I don't know what we're arguing about anymore.

SHAFTR

Quote from: Jeremy BlackmanI don't know what we're arguing about anymore.

I never meant this as an argument.
"Talking shit about a pretty sunset
Blanketing opinions that i'll probably regret soon"

Gold Trumpet

Well, what I think JB means is that after 2001, no sci fi film used technology in the way of recreating space the way Star Wars did....and that very well could be true, but yea, many large efforts at producing sci fi films did happen after 2001 even if it didn't try to recreate the special effects glamor of the film, it surely was trying to recreate the box office success and 2001 was a pinnacle film to suggest to studios that sci fi films can make money.

Jeremy Blackman

Quote from: The Gold Trumpetit surely was trying to recreate the box office success and 2001
I have a hard time believing 2001 was a model for the science fiction blockbuster, though.
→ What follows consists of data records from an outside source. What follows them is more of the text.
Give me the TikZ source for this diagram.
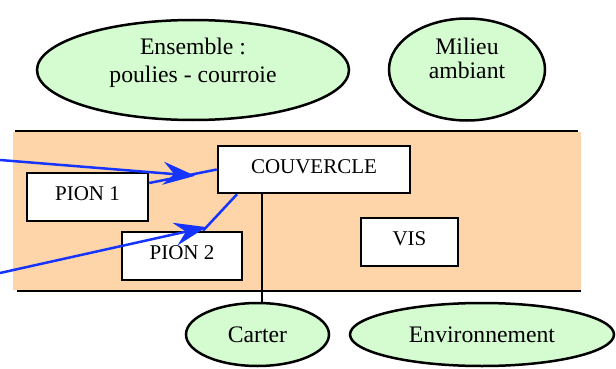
\documentclass[tikz,border=0pt]{standalone}
\usepackage{fontspec}
\setmainfont{Liberation Serif}
\usetikzlibrary{arrows.meta,shapes.geometric,calc}

\definecolor{peach}{RGB}{253,213,168}
\definecolor{palegreen}{RGB}{213,251,208}
\definecolor{actblue}{RGB}{22,52,255}

\begin{document}
\begin{tikzpicture}[
    x=1pt, y=-1pt,
    piece/.style={draw, line width=2.5pt, fill=white, inner sep=0pt,
                  text depth=6.5pt, font=\fontsize{21}{25}\selectfont},
    outside/.style={ellipse, draw, line width=2.5pt, fill=palegreen,
                    inner sep=0pt},
    outtext/.style={align=center, font=\fontsize{23.7}{28}\selectfont},
    link/.style={line width=2.5pt},
    contact/.style={draw=actblue, line width=2.5pt},
    action/.style={draw=actblue, line width=2.5pt,
                   -{Stealth[length=32pt, width=23pt, inset=11pt]}}
]
\useasboundingbox (0,0) rectangle (616,369);

% isolated system
\fill[peach] (13,132) rectangle (581,290);
\draw[link] (15,131) -- (578,131);
\draw[link] (17,291) -- (581,291);

% outside elements
\node[outside, minimum width=312pt, minimum height=100pt,
      label={[outtext, yshift=7.5pt]center:Ensemble :\\poulies - courroie}]
    (ensemble) at (193,70) {};
\node[outside, minimum width=156pt, minimum height=102pt,
      label={[outtext, font=\fontsize{23.7}{24}\selectfont, yshift=11pt]center:Milieu\\ambiant}]
    (milieu) at (467,69.5) {};
\node[outside, outtext, minimum width=143pt, minimum height=63pt] (carter)
    at (257.5,334.5) {Carter};
\node[outside, outtext, minimum width=264pt, minimum height=63pt] (env)
    at (482,334.5) {Environnement};

% parts
\node[piece, minimum width=192pt, minimum height=47pt] (couvercle)
    at (314,169.5) {COUVERCLE};
\node[piece, minimum width=121pt, minimum height=48pt] (pion1)
    at (87.5,197) {PION 1};
\node[piece, minimum width=120pt, minimum height=48pt] (pion2)
    at (182,256) {PION 2};
\node[piece, minimum width=97pt, minimum height=48pt] (vis)
    at (409.5,242) {VIS};

% connection with the carter
\draw[link] ([xshift=-52pt]couvercle.south)
    -- ([xshift=-52pt]couvercle.south |- carter.north);

% contacts
\draw[contact] ([yshift=14pt]pion1.east) -- coordinate[pos=0.68] (c1)
    (couvercle.west);
\draw[contact] ([xshift=21pt]pion2.north) -- coordinate[pos=0.1] (c2)
    ([xshift=-77pt]couvercle.south);

% mechanical actions
\coordinate (in1) at (0,160);
\coordinate (in2) at (0,273);
\draw[action] (in1) -- ([yshift=-2pt]c1);
\draw[action] (in2) -- (c2);

\end{tikzpicture}
\end{document}
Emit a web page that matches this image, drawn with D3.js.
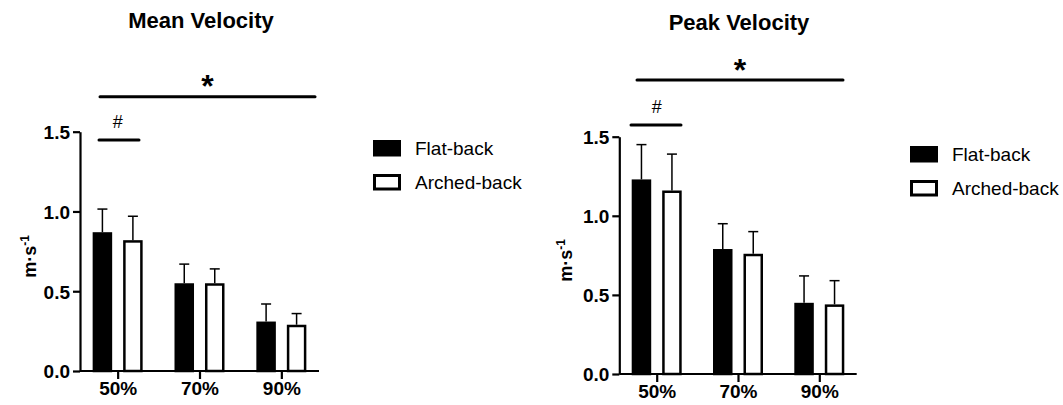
<!DOCTYPE html>
<html>
<head>
<meta charset="utf-8">
<script src="https://cdn.jsdelivr.net/npm/d3@7"></script>
<style>
  body { margin: 0; background: #fff; }
  text { font-family: "Liberation Sans", Arial, sans-serif; fill: #000; }
</style>
</head>
<body>
<div id="container"></div>
<script>
const width = 1063;
const height = 405;

const categories = ["50%", "70%", "90%"];
const series = ["Flat-back", "Arched-back"];
const yTicks = [0, 0.5, 1.0, 1.5];

// mean velocity (m/s), mean and SD
const meanFlat = [0.87, 0.55, 0.31];
const meanFlatSd = [0.145, 0.12, 0.11];
const meanArched = [0.82, 0.55, 0.29];
const meanArchedSd = [0.15, 0.09, 0.07];

// peak velocity
const peakFlat = [1.23, 0.79, 0.45];
const peakFlatSd = [0.22, 0.16, 0.17];
const peakArched = [1.16, 0.76, 0.44];
const peakArchedSd = [0.23, 0.14, 0.15];

const panels = [
    {
        title: "Mean Velocity", vals: [meanFlat, meanArched], sds: [meanFlatSd, meanArchedSd],
        left: 80, right: 319, top: 131.7, bottom: 371, titleX: 201, titleY: 28,
        labelX: 36, starY: 97, starLine: [100, 315], starLineY: 96.7,
        hashY: 128, hashLine: [99, 139], hashLineY: 140,
        legendX: 373, legendY: 140
    },
    {
        title: "Peak Velocity", vals: [peakFlat, peakArched], sds: [peakFlatSd, peakArchedSd],
        left: 619.3, right: 856.7, top: 136.7, bottom: 374, titleX: 739, titleY: 30,
        labelX: 572, starY: 81, starLine: [637, 843], starLineY: 80,
        hashY: 113, hashLine: [631, 681], hashLineY: 125,
        legendX: 910, legendY: 146
    }
];

const svg = d3.select("#container")
    .append("svg")
    .attr("width", width)
    .attr("height", height);

panels.forEach((p) => {
    const g = svg.append("g");
    const x = d3.scalePoint().domain(categories).range([p.left, p.right]).padding(0.46);
    const sub = d3.scaleBand().domain(series).range([-25, 25]).paddingInner(0.36);
    const y = d3.scaleLinear().domain([0, 1.5]).range([p.bottom, p.top]);

    // bars
    series.forEach((s, si) => {
        const rows = categories.map((c, ci) => ({ c: c, v: p.vals[si][ci], sd: p.sds[si][ci] }));
        const bx = (d) => x(d.c) + sub(s) + sub.bandwidth() / 2;
        g.append("g")
            .selectAll("line.err")
            .data(rows)
            .enter()
            .append("line")
            .attr("x1", bx).attr("x2", bx)
            .attr("y1", (d) => y(d.v)).attr("y2", (d) => y(d.v + d.sd))
            .style("stroke", "#000").style("stroke-width", 1.5);
        g.append("g")
            .selectAll("line.cap")
            .data(rows)
            .enter()
            .append("line")
            .attr("x1", (d) => bx(d) - 5).attr("x2", (d) => bx(d) + 5)
            .attr("y1", (d) => y(d.v + d.sd)).attr("y2", (d) => y(d.v + d.sd))
            .style("stroke", "#000").style("stroke-width", 1.5);
        g.append("g")
            .selectAll("rect")
            .data(rows)
            .enter()
            .append("rect")
            .attr("x", (d) => x(d.c) + sub(s) + 1.25)
            .attr("width", sub.bandwidth() - 2.5)
            .attr("y", (d) => y(d.v) + 1.25)
            .attr("height", (d) => y(0) - y(d.v) - 1.25)
            .style("fill", si === 0 ? "#000" : "#fff")
            .style("stroke", "#000")
            .style("stroke-width", 2.5);
    });

    // axes
    const yAxis = g.append("g")
        .attr("transform", `translate(${p.left},0)`)
        .call(d3.axisLeft(y).tickValues(yTicks).tickFormat(d3.format(".1f")).tickSize(7).tickSizeOuter(0));
    const xAxis = g.append("g")
        .attr("transform", `translate(0,${p.bottom})`)
        .call(d3.axisBottom(x).tickSize(8).tickSizeOuter(0));
    [yAxis, xAxis].forEach((a) => {
        a.select(".domain").style("stroke-width", 2.2);
        a.selectAll(".tick line").style("stroke-width", 2.2);
        a.selectAll(".tick text")
            .style("font-size", "19px").style("font-weight", "bold")
            .style("font-family", "'Liberation Sans', Arial, sans-serif").attr("fill", "#000");
    });
    yAxis.selectAll(".tick text").attr("x", -10).attr("dy", "0.36em");
    xAxis.selectAll(".tick text").attr("y", 11);
    // x domain runs from the y axis
    xAxis.select(".domain").attr("d", `M${p.left},0H${p.right}`);

    // y label
    const lab = g.append("text")
        .attr("transform", `translate(${p.labelX},${(p.top + p.bottom) / 2 + 5}) rotate(-90)`)
        .attr("text-anchor", "middle")
        .style("font-size", "18px").style("font-weight", "bold");
    lab.append("tspan").text("m·s");
    lab.append("tspan").attr("baseline-shift", "super").style("font-size", "12px").text("-1");

    // title
    g.append("text")
        .attr("x", p.titleX).attr("y", p.titleY)
        .attr("text-anchor", "middle")
        .style("font-size", "22px").style("font-weight", "bold")
        .text(p.title);

    // significance marks
    g.append("line")
        .attr("x1", p.starLine[0]).attr("x2", p.starLine[1])
        .attr("y1", p.starLineY).attr("y2", p.starLineY)
        .style("stroke", "#000").style("stroke-width", 3).style("stroke-linecap", "round");
    g.append("text")
        .attr("x", (p.starLine[0] + p.starLine[1]) / 2).attr("y", p.starY)
        .attr("text-anchor", "middle")
        .style("font-size", "32px").style("font-weight", "bold")
        .text("*");
    g.append("line")
        .attr("x1", p.hashLine[0]).attr("x2", p.hashLine[1])
        .attr("y1", p.hashLineY).attr("y2", p.hashLineY)
        .style("stroke", "#000").style("stroke-width", 3).style("stroke-linecap", "round");
    g.append("text")
        .attr("x", x(categories[0])).attr("y", p.hashY)
        .attr("text-anchor", "middle")
        .attr("fill", "#000")
        .style("font-size", "18px")
        .text("#");

    // legend
    const leg = g.append("g").attr("transform", `translate(${p.legendX},${p.legendY})`);
    series.forEach((s, si) => {
        leg.append("rect")
            .attr("x", 1.5).attr("y", si * 34 + 1.5)
            .attr("width", 25).attr("height", 13.5)
            .style("fill", si === 0 ? "#000" : "#fff")
            .style("stroke", "#000").style("stroke-width", 3);
        leg.append("text")
            .attr("x", 42).attr("y", si * 34 + 8)
            .attr("dy", "0.36em")
            .style("font-size", "19px")
            .text(s);
    });
});
</script>
</body>
</html>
It was Star Wars, after all, that invented that idea... and it made six times the profit. If they really thought Star Wars was going to be a blockbuster, why did it have a budget of $11 million? Star Wars closely followed blockbusters Jaws and Rocky at a time when science fiction was becoming less and less successful... it hadn't really happened until the late 60s and the first couple years of the 70s. In the late 70s, there was a hunger for fast-paced adventure movies, which might account more for producing Star Wars... and 2001 is as far from that model as you can get.

modage

Quote from: The Gold Trumpet2001 was a pinnacle film to suggest to studios that sci fi films can make money.
the 1950's was all science fiction films, (probably most of which made money or they would've stopped making them).  they were low-budget, but i dont think the studios didnt realize that genre could make money until almost 1970.

also: i'm not sure what this argument is.  are you saying that because 2001 had good special effects, it couldnt have any good effect on movies?
Christopher Nolan's directive was clear to everyone in the cast and crew: Use CGI only as a last resort.

Jeremy Blackman

Quote from: themodernage02also: i'm not sure what this argument is.  are you saying that because 2001 had good special effects, it couldnt have any good effect on movies?
This is what's annoying me. Star Wars had a bad effect on the box office economy, and 2001 made Star Wars possible, so 2001 is to blame?